でも、ドレスシューズの製法はどれも100年以上前に生み出されたものがほとんどで、現在に至るまでさほど変化はありません。もちろん伝統的な製法を守ることも大切です。でもいまは、お客様が求めているものをどのように実現できるかの方が重要。例えばドレスシューズには、ハンドソーン、マッケイ、グッドイヤーウェルト、セメントといったさまざまな製法があって、決してグッドイヤーウェルト製法が最上位というわけではないんです。正直に言うと、私自身グッドイヤーウェルトが最高の製法だと思い込んでいた時期もありました。もちろんこの製法はすごくいいものですが、100年以上前のやり方がいまのニーズに必ずしもマッチするわけではないんです。

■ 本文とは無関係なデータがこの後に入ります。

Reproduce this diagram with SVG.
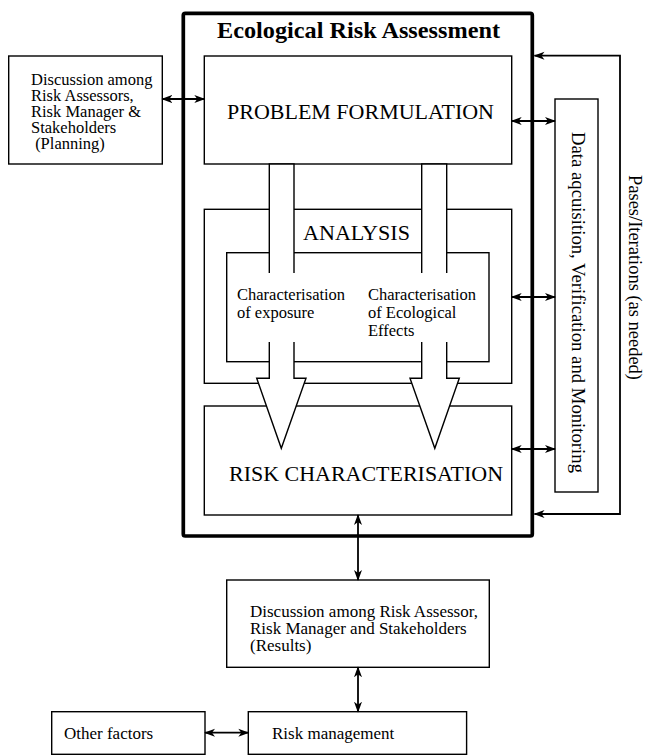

誤解を恐れずにいうと、アシックスのRunwalkの機能面は素晴らしいですが、そこで止まってしまっていたというのもあります。靴は「履く」につながる機能性と、「身につける」ためのデザイン性の両方が求められます。Runwalkも最初からそのすべてが満たせていたわけではありませんでした。だからこそ私はもっともっとRunwalkをより美しくブラッシュアップしたい。どれだけ素材面で進化していっても、ドレスシューズはビジネスシーンにおいて欠かせないツールのひとつです。そこを目標としてデザインも機能面も、もっと完成度の高いプロダクトを目指したいと思います。そしてゆくゆくは、世界的にも評価されるようなブランドへと成長させていきたいですね。